++++ DATA ++++
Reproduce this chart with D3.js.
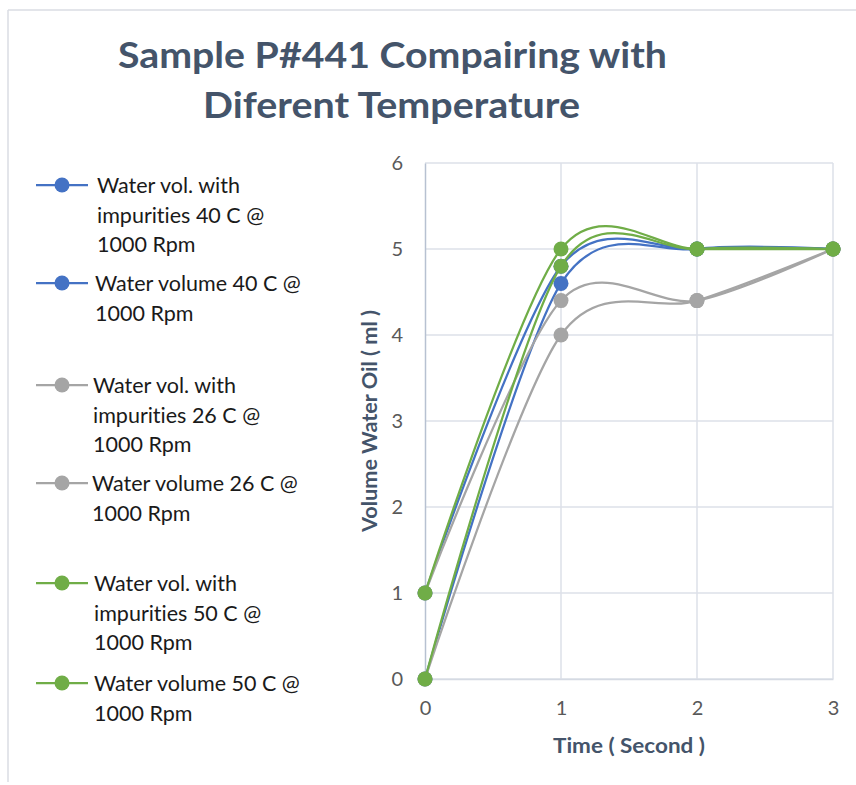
<!DOCTYPE html>
<html>
<head>
<meta charset="utf-8">
<script src="https://cdn.jsdelivr.net/npm/d3@7/dist/d3.min.js"></script>
<style>
  html, body { margin: 0; padding: 0; background: #fff; }
  svg { display: block; }
  text { font-variant-ligatures: none; font-feature-settings: "liga" 0; }
</style>
</head>
<body>
<svg id="chart" width="856" height="785"></svg>
<script>
// ---- data ----
const times = [0, 1, 2, 3];
const seriesNames = [
  "Water vol. with impurities 40 C @ 1000 Rpm",
  "Water volume 40 C @ 1000 Rpm",
  "Water vol. with impurities 26 C @ 1000 Rpm",
  "Water volume 26 C @ 1000 Rpm",
  "Water vol. with impurities 50 C @ 1000 Rpm",
  "Water volume 50 C @ 1000 Rpm"
];
const imp40 = [1, 4.8, 5, 5];
const vol40 = [0, 4.6, 5, 5];
const imp26 = [1, 4.4, 4.4, 5];
const vol26 = [0, 4.0, 4.4, 5];
const imp50 = [1, 5.0, 5, 5];
const vol50 = [0, 4.8, 5, 5];
const seriesValues = [imp40, vol40, imp26, vol26, imp50, vol50];
const seriesColors = ["#4472C4", "#4472C4", "#A5A5A5", "#A5A5A5", "#70AD47", "#70AD47"];
const legendLines = [
  ["Water vol. with", "impurities 40 C @", "1000 Rpm"],
  ["Water volume 40 C @", "1000 Rpm"],
  ["Water vol. with", "impurities 26 C @", "1000 Rpm"],
  ["Water volume 26 C @", "1000 Rpm"],
  ["Water vol. with", "impurities 50 C @", "1000 Rpm"],
  ["Water volume 50 C @", "1000 Rpm"]
];
const xTicks = [0, 1, 2, 3];
const yTicks = [0, 1, 2, 3, 4, 5, 6];
const titleLines = ["Sample P#441 Compairing with", "Diferent Temperature"];
const xTitle = "Time ( Second )";
const yTitle = "Volume Water Oil ( ml )";

// ---- layout ----
const svg = d3.select("#chart");
const font = "Lato, Carlito, 'Open Sans', sans-serif";

// outer frame (top and left edges visible)
svg.append("line").attr("x1", 8).attr("x2", 856).attr("y1", 10).attr("y2", 10)
  .attr("stroke", "#dadde3").attr("stroke-width", 1.5);
svg.append("line").attr("x1", 8).attr("x2", 8).attr("y1", 10).attr("y2", 782)
  .attr("stroke", "#dadde3").attr("stroke-width", 1.5);

const x = d3.scaleLinear().domain([0, 3]).range([425, 833]);
const y = d3.scaleLinear().domain([0, 6]).range([679, 163]);

// gridlines
const grid = svg.append("g");
grid.selectAll("line.h").data(yTicks).join("line")
  .attr("x1", x(0)).attr("x2", x(3))
  .attr("y1", d => y(d)).attr("y2", d => y(d))
  .attr("stroke", "#dde1e8").attr("stroke-width", 1.5);
grid.selectAll("line.v").data(xTicks.filter(d => d > 0)).join("line")
  .attr("x1", d => x(d)).attr("x2", d => x(d))
  .attr("y1", y(6)).attr("y2", y(0))
  .attr("stroke", "#dde1e8").attr("stroke-width", 1.5);

// axes
const xAxis = svg.append("g").attr("transform", `translate(0,${y(0)})`)
  .call(d3.axisBottom(x).tickValues(xTicks).tickFormat(d3.format("d")).tickSize(0).tickPadding(22));
xAxis.select(".domain").attr("stroke", "#d5dae3").attr("stroke-width", 1.5);
xAxis.selectAll("text").attr("font-family", font).attr("font-size", 20).attr("fill", "#595959");

const yAxis = svg.append("g").attr("transform", `translate(${x(0)},0)`)
  .call(d3.axisLeft(y).tickValues(yTicks).tickFormat(d3.format("d")).tickSize(0).tickPadding(22));
yAxis.select(".domain").attr("stroke", "#b7c1d1").attr("stroke-width", 1.5);
yAxis.selectAll("text").attr("font-family", font).attr("font-size", 20).attr("fill", "#595959");

// title
svg.append("g").selectAll("text").data(titleLines).join("text")
  .attr("x", (d, i) => i === 0 ? 118 : 203)
  .attr("y", (d, i) => i === 0 ? 68 : 118)
  .attr("textLength", (d, i) => i === 0 ? 549 : 377)
  .attr("lengthAdjust", "spacingAndGlyphs")
  .attr("font-family", font).attr("font-weight", "bold").attr("font-size", 37)
  .attr("fill", "#44546A").text(d => d);

// axis titles
svg.append("text").attr("x", 553).attr("y", 753)
  .attr("textLength", 152).attr("lengthAdjust", "spacingAndGlyphs")
  .attr("font-family", font).attr("font-weight", "bold").attr("font-size", 20)
  .attr("fill", "#44546A").text(xTitle);
svg.append("text").attr("transform", "translate(377,421) rotate(-90)")
  .attr("text-anchor", "middle")
  .attr("textLength", 222).attr("lengthAdjust", "spacingAndGlyphs")
  .attr("font-family", font).attr("font-weight", "bold").attr("font-size", 20)
  .attr("fill", "#44546A").text(yTitle);

// series
const line = d3.line().x((d, i) => x(times[i])).y(d => y(d)).curve(d3.curveCardinal.tension(0.1));
const sg = svg.append("g");
seriesValues.forEach((vals, si) => {
  const g = sg.append("g");
  g.append("path").attr("d", line(vals)).attr("fill", "none")
    .attr("stroke", seriesColors[si]).attr("stroke-width", 2.25).attr("stroke-linecap", "round");
  g.selectAll("circle").data(vals).join("circle")
    .attr("cx", (d, i) => x(times[i])).attr("cy", d => y(d)).attr("r", 7.5)
    .attr("fill", seriesColors[si]);
});

// legend
const legendY = [185, 283, 385, 483, 583, 683];
const legendTextX = [97, 95, 93, 92, 94, 94];
const lg = svg.append("g");
legendLines.forEach((lines, i) => {
  const g = lg.append("g");
  g.append("line").attr("x1", 36).attr("x2", 88).attr("y1", legendY[i]).attr("y2", legendY[i])
    .attr("stroke", seriesColors[i]).attr("stroke-width", 2.25);
  g.append("circle").attr("cx", 62).attr("cy", legendY[i]).attr("r", 7.5).attr("fill", seriesColors[i]);
  g.selectAll("text").data(lines).join("text")
    .attr("x", legendTextX[i]).attr("y", (d, j) => legendY[i] + 8 + j * 29.5)
    .attr("font-family", font).attr("font-size", 21.5).attr("fill", "#1a1a1a")
    .text(d => d);
});
</script>
</body>
</html>
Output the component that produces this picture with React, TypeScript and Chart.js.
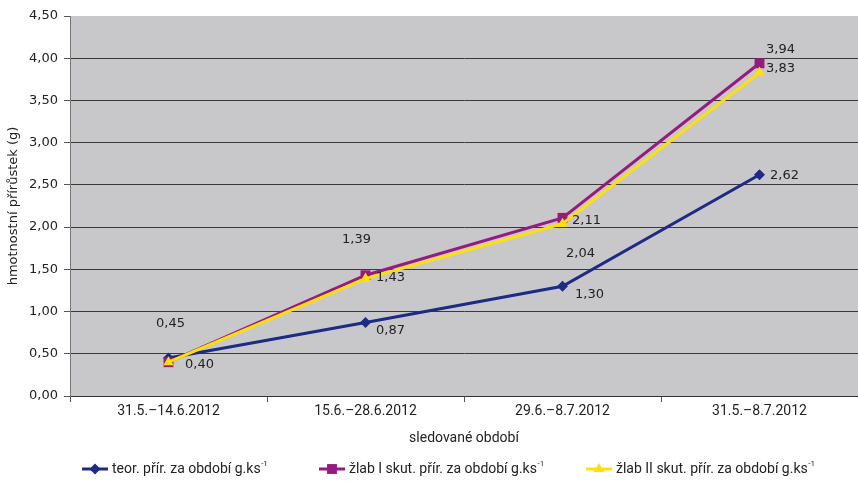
import React, { useEffect, useRef } from "react";
import { Chart, registerables } from "chart.js";

Chart.register(...registerables);

const categories = ["31.5.–14.6.2012", "15.6.–28.6.2012", "29.6.–8.7.2012", "31.5.–8.7.2012"];
const teorValues = [0.45, 0.87, 1.3, 2.62];
const zlabIValues = [0.4, 1.43, 2.11, 3.94];
const zlabIIValues = [0.4, 1.39, 2.04, 3.83];
const seriesNames = ["teor. přír. za období g.ks", "žlab I skut. přír. za období g.ks", "žlab II skut. přír. za období g.ks"];
const yTitle = "hmotnostní přírůstek (g)";
const xTitle = "sledované období";

const colors = ["#1d2a86", "#961b80", "#ffe100"];
const pointStyles = ["rectRot", "rect", "triangle"] as const;
const pointRadii = [5.5, 7, 6];

// label offsets (dx, dy) from each point, per series; null = not drawn
const labelOffsets: ([number, number] | null)[][] = [
  [[2, -34], [25, 8], [27, 8], [25, 1]],
  [null, [25, 2], [24, 3], [21, -14]],
  [[31, 2], [-9, -39], [18, 30], [21, -4]],
];

const SANS = "'DejaVu Sans', sans-serif";
const TEXT = "'Roboto', sans-serif";

const fmt = (v: number) => v.toFixed(2).replace(".", ",");

// legend marker shapes, same geometry as Chart.js point styles
function marker(ctx: CanvasRenderingContext2D, style: string, r: number, x: number, y: number) {
  ctx.beginPath();
  if (style === "rectRot") {
    ctx.moveTo(x, y - r);
    ctx.lineTo(x + r, y);
    ctx.lineTo(x, y + r);
    ctx.lineTo(x - r, y);
  } else if (style === "rect") {
    const s = r * Math.SQRT1_2;
    ctx.rect(x - s, y - s, 2 * s, 2 * s);
  } else {
    const h = r * 1.5;
    const half = r * 0.866;
    ctx.moveTo(x, y - r);
    ctx.lineTo(x + half, y - r + h);
    ctx.lineTo(x - half, y - r + h);
  }
  ctx.closePath();
  ctx.fill();
}

const plotBackground = {
  id: "plotBackground",
  beforeDraw(chart: any) {
    const { ctx, chartArea } = chart;
    ctx.save();
    ctx.fillStyle = "#c8c8ca";
    ctx.fillRect(chartArea.left, chartArea.top, chartArea.right - chartArea.left, chartArea.bottom - chartArea.top);
    ctx.restore();
  },
};

const valueLabels = {
  id: "valueLabels",
  afterDatasetsDraw(chart: any) {
    const { ctx } = chart;
    ctx.save();
    ctx.font = `13px ${SANS}`;
    ctx.fillStyle = "#222";
    ctx.textAlign = "center";
    ctx.textBaseline = "middle";
    chart.data.datasets.forEach((ds: any, di: number) => {
      const meta = chart.getDatasetMeta(di);
      meta.data.forEach((pt: any, i: number) => {
        const off = labelOffsets[di][i];
        if (!off) return;
        ctx.fillText(fmt(ds.data[i]), pt.x + off[0], pt.y + off[1]);
      });
    });
    ctx.restore();
  },
};

const extras = {
  id: "extras",
  afterDraw(chart: any) {
    const { ctx, chartArea } = chart;
    ctx.save();
    ctx.fillStyle = "#222";
    // axis titles
    ctx.font = `14px ${TEXT}`;
    ctx.textAlign = "center";
    ctx.textBaseline = "middle";
    ctx.fillText(xTitle, (chartArea.left + chartArea.right) / 2, 438);
    ctx.save();
    ctx.translate(14, (chartArea.top + chartArea.bottom) / 2);
    ctx.rotate(-Math.PI / 2);
    ctx.font = `13px ${SANS}`;
    ctx.fillText(yTitle, 0, 0);
    ctx.restore();

    // legend
    const starts = [82, 319, 586];
    const y = 469;
    seriesNames.forEach((name, i) => {
      const x0 = starts[i];
      ctx.strokeStyle = colors[i];
      ctx.lineWidth = 3;
      ctx.beginPath();
      ctx.moveTo(x0, y);
      ctx.lineTo(x0 + 26, y);
      ctx.stroke();
      ctx.fillStyle = colors[i];
      marker(ctx, pointStyles[i], pointRadii[i], x0 + 13, y);
      ctx.fillStyle = "#222";
      ctx.textAlign = "left";
      ctx.font = `14px ${TEXT}`;
      const tx = x0 + 30;
      ctx.fillText(name, tx, y);
      const w = ctx.measureText(name).width;
      ctx.font = `8px ${TEXT}`;
      ctx.fillText("-1", tx + w + 0.5, y - 5);
    });
    ctx.restore();
  },
};

export default function App() {
  const ref = useRef<HTMLCanvasElement>(null);
  useEffect(() => {
    document.body.style.margin = "0";
    const seriesData = [teorValues, zlabIValues, zlabIIValues];
    const chart = new Chart(ref.current!, {
      type: "line",
      data: {
        labels: categories,
        datasets: seriesData.map((d, i) => ({
          label: seriesNames[i],
          data: d,
          borderColor: colors[i],
          backgroundColor: colors[i],
          borderWidth: 3,
          pointStyle: pointStyles[i],
          pointRadius: pointRadii[i],
          pointBorderWidth: 0,
          tension: 0,
          order: 2 - i,
        })),
      },
      options: {
        responsive: false,
        animation: false,
        layout: { autoPadding: false, padding: { top: 16, right: 0, bottom: 0, left: 0 } },
        plugins: { legend: { display: false }, tooltip: { enabled: false } },
        scales: {
          x: {
            offset: true,
            grid: { offset: true, drawOnChartArea: false, tickLength: 6, tickColor: "#555" },
            border: { color: "#333", width: 1 },
            ticks: { color: "#222", font: { family: TEXT, size: 14 }, padding: 1, maxRotation: 0 },
            afterFit: (s: any) => {
              s.height = 88;
              s.paddingLeft = 0;
              s.paddingRight = 0;
            },
          },
          y: {
            min: 0,
            max: 4.5,
            ticks: { stepSize: 0.5, color: "#222", font: { family: SANS, size: 13 }, padding: 6, callback: (v: any) => fmt(Number(v)) },
            grid: {
              color: (c: any) => (c.tick && c.tick.value >= 4.5 ? "rgba(0,0,0,0)" : "#3a3a3a"),
              tickColor: "#555",
              tickLength: 6,
            },
            border: { color: "#777", width: 1 },
            afterFit: (s: any) => { s.width = 70; },
          },
        },
      },
      plugins: [plotBackground, valueLabels, extras],
    });
    return () => chart.destroy();
  }, []);
  return (
    <div style={{ width: 858, height: 484, overflow: "hidden", background: "#fff" }}>
      <canvas ref={ref} width={858} height={484} />
    </div>
  );
}
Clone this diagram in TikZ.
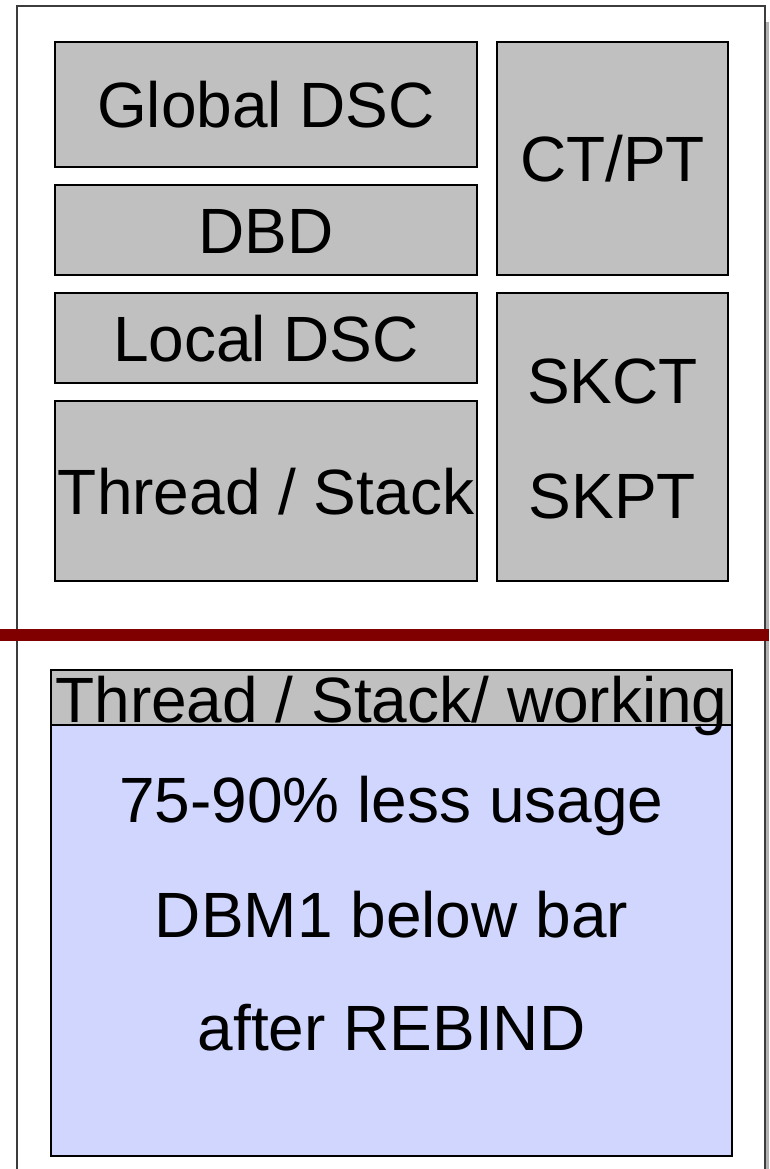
\documentclass[tikz,border=0pt]{standalone}
\usepackage{fontspec}
\setmainfont{Liberation Sans}
\definecolor{boxgray}{RGB}{192,192,192}
\definecolor{bluefill}{RGB}{208,214,254}
\definecolor{barred}{RGB}{128,0,0}
\definecolor{framegray}{RGB}{60,60,60}
\begin{document}
\begin{tikzpicture}[x=1pt,y=-1pt,
  graybox/.style={draw=black,line width=1.5pt,fill=boxgray,rectangle,inner sep=0pt,
    font=\fontsize{64}{76}\selectfont,text height=46pt,text depth=0pt},
  bluebox/.style={draw=black,line width=1.8pt,fill=bluefill,rectangle,inner sep=0pt},
  bigtext/.style={inner sep=0pt,anchor=base,font=\fontsize{64}{76}\selectfont}]
\useasboundingbox (0,0) rectangle (769,1169);
% outer frame
\fill[gray!60] (766,22) rectangle (769,1169);
\draw[framegray,line width=2pt] (17,1169) -- (17,6) -- (765,6) -- (765,1169);
% upper boxes
\node[graybox,minimum width=422pt,minimum height=125pt] (gdsc) at (266,104.5) {Global DSC};
\node[graybox,minimum width=422pt,minimum height=90pt] (dbd) at (266,230) {DBD};
\node[graybox,minimum width=422pt,minimum height=90pt] (ldsc) at (266,338) {Local DSC};
\node[graybox,minimum width=422pt,minimum height=180pt] (thr) at (266,491) {Thread / Stack};
\node[graybox,minimum width=231pt,minimum height=233pt] (ctpt) at (612.5,158.5) {CT/PT};
\node[graybox,minimum width=231pt,minimum height=288pt] (sk) at (612.5,437) {};
\node[bigtext] (skct) at (612.5,403) {SKCT};
\node[bigtext] (skpt) at (612.5,518) {SKPT};
% bar
\fill[barred] (0,629) rectangle (769,641);
% lower box
\node[bluebox,minimum width=681pt,minimum height=431pt] (blue) at (391.5,940.5) {};
\node[graybox,line width=1.8pt,minimum width=681pt,minimum height=55pt] (head) at (391.5,697.5) {};
\node[bigtext] (headtxt) at (391.5,722) {Thread / Stack/ working};
\node[bigtext] (l1) at (391.5,822) {75-90\% less usage};
\node[bigtext] (l2) at (391.5,937) {DBM1 below bar};
\node[bigtext] (l3) at (391.5,1050) {after REBIND};
\end{tikzpicture}
\end{document}
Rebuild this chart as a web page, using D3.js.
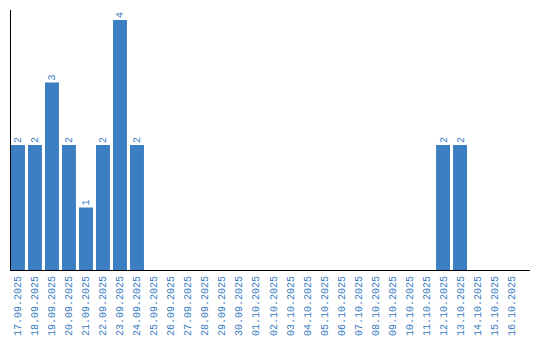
++++
◆ **GIVEN TASK**
Make an exact copy of the lines from the one holding "Output the component" through the one holding "Chart.register(...registerables);", end lines included, without the pictures.

◆ **RESULT OF THIS EXERCISE**
Output the component that produces this picture with React, TypeScript and Chart.js.
import React, { useEffect, useRef } from "react";
import { Chart, registerables } from "chart.js";

Chart.register(...registerables);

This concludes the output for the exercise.